Checked into our hotel room – extra special expensive this time due to the holiday weekend and some conference where people dressed up in what appeared to be their best ’80s Sunday church-going outfits. Needless to say, pretty sure I was the only person there that had four dogs and looked disheveled all weekend.
Despite the hotel’s pride in the “recently renovated” rooms, our room still smelled like an armpit. I learned a long time ago, this is the price to be paid when traveling with dogs. Se la vie. I was able to ignore it most of the time and it wasn’t like we spent a lot of time there. At least it had a mini-fridge.
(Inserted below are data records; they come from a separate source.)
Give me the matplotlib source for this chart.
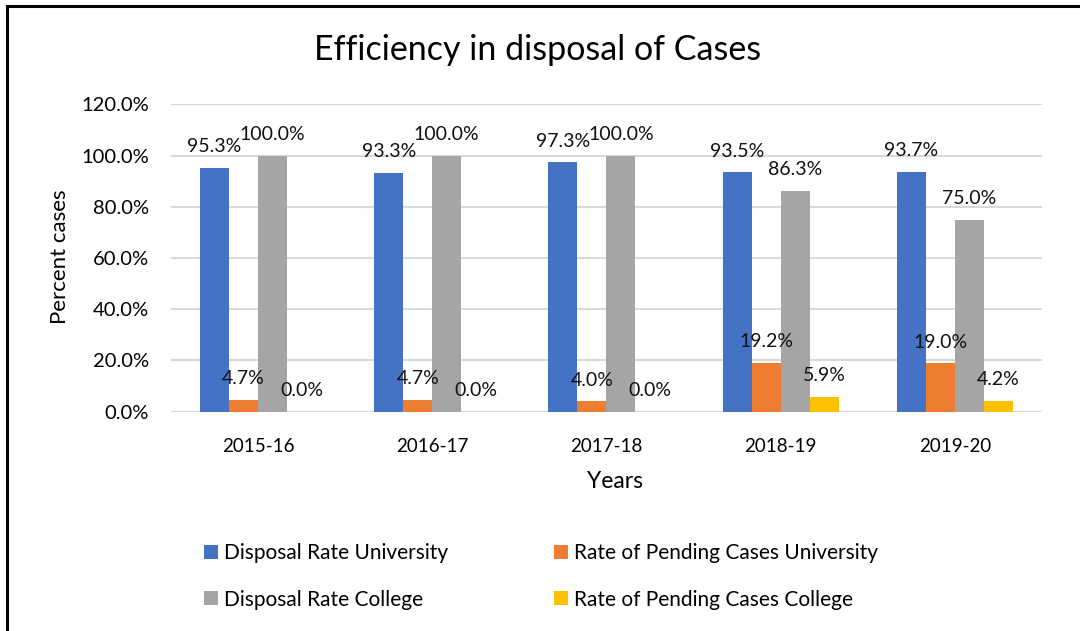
import matplotlib.pyplot as plt
import numpy as np
from matplotlib.patches import Rectangle

plt.rcParams['font.family'] = ['Lato', 'DejaVu Sans']

years = ['2015-16', '2016-17', '2017-18', '2018-19', '2019-20']
disposal_univ = [95.3, 93.3, 97.3, 93.5, 93.7]
pending_univ = [4.7, 4.7, 4.0, 19.2, 19.0]
disposal_coll = [100.0, 100.0, 100.0, 86.3, 75.0]
pending_coll = [0.0, 0.0, 0.0, 5.9, 4.2]

series = [
    ('Disposal Rate University', disposal_univ, '#4472C4'),
    ('Rate of Pending Cases University', pending_univ, '#ED7D31'),
    ('Disposal Rate College', disposal_coll, '#A5A5A5'),
    ('Rate of Pending Cases College', pending_coll, '#FFC000'),
]

fig = plt.figure(figsize=(10.8, 6.31), dpi=100)
ax = fig.add_axes([0.1583, 0.3475, 0.8065, 0.4872])

x = np.arange(len(years))
w = 0.1665
bars = []
for i, (name, vals, col) in enumerate(series):
    b = ax.bar(x + (i - 1.5) * w, vals, w, color=col, label=name, zorder=3)
    bars.append(b)
    for xi, v in zip(x + (i - 1.5) * w, vals):
        ax.annotate('%.1f%%' % v, (xi, v), xytext=(0, 9), textcoords='offset points',
                    ha='center', va='bottom', fontsize=14, color='#111111', zorder=4)

ax.set_xlim(-0.5, len(years) - 0.5)
ax.set_ylim(0, 120)
ax.set_yticks(np.arange(0, 121, 20))
ax.set_yticklabels(['%.1f%%' % t for t in np.arange(0, 121, 20)], fontsize=14.5)
ax.set_xticks(x)
ax.set_xticklabels(years, fontsize=13.5)
ax.tick_params(length=0, pad=16)
ax.tick_params(axis='x', pad=19)
ax.grid(axis='y', color='#d9d9d9', linewidth=1.5, zorder=0)
for s in ax.spines.values():
    s.set_visible(False)
ax.axhline(0, color='#d9d9d9', linewidth=1.5, zorder=2)

fig.text(0.498, 0.921, 'Efficiency in disposal of Cases', ha='center', va='center', fontsize=24.5)
fig.text(0.056, 1 - 257 / 631, 'Percent cases', rotation=90, ha='center', va='center', fontsize=16)
fig.text(0.569, 1 - 482 / 631, 'Years', ha='center', va='center', fontsize=16.5)

h = [bars[0], bars[2], bars[1], bars[3]]
lab = [series[0][0], series[2][0], series[1][0], series[3][0]]
fig.legend(h, lab, loc='upper left', bbox_to_anchor=(0.189, 0.1387), ncol=2, frameon=False,
           fontsize=15, borderpad=0, borderaxespad=0, handlelength=0.65, handleheight=0.65,
           handletextpad=0.3, labelspacing=1.25, columnspacing=5.1)

fig.patches.append(Rectangle((7 / 1080, -0.1), 1.2, 1 - 6 / 631 + 0.1, transform=fig.transFigure,
                             fill=False, edgecolor='black', linewidth=2.2))

fig.savefig('out.png', dpi=100)
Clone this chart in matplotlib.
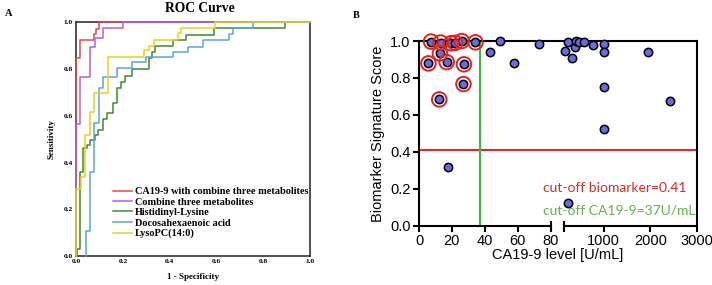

These things are important when traveling with cheese and meats … for the dogs.
Oh, so yeah – the trial. Super laid back, one-ring CPE, only four classes each day. Which doesn’t totally explain why the trial ended at 6 pm on Saturday, but still fun.
Camm thought this one was pretty, but found out bees thought it was pretty too. Later Brady peed on it. Didn’t see any bees after that.
I was super happy with how all four dogs did, especially as this was only the second time we’d been to this trial site. But then, they did really well the first time there too last November. The only bummer about this site is that despite a big field, dogs can’t be off leash and run around and the small fenced paddock was always occupied and didn’t seem good for ball throwing for my crew. Nonetheless, JaYoBaCa were tired out.
No room on the bed for the human that feeds them, takes them on fun adventures and purchases overpriced hotel rooms for them to sleep in after an exhausting day of waiting in the car and doing a few minutes of jumping, running through tunnels and climbing a-frames. Nope. So I read a book for a while before I forced them to move over and make room for me. I was very tired too and still managed to sleep with dogs on my legs, spooned against my back and on top of one of my pillows.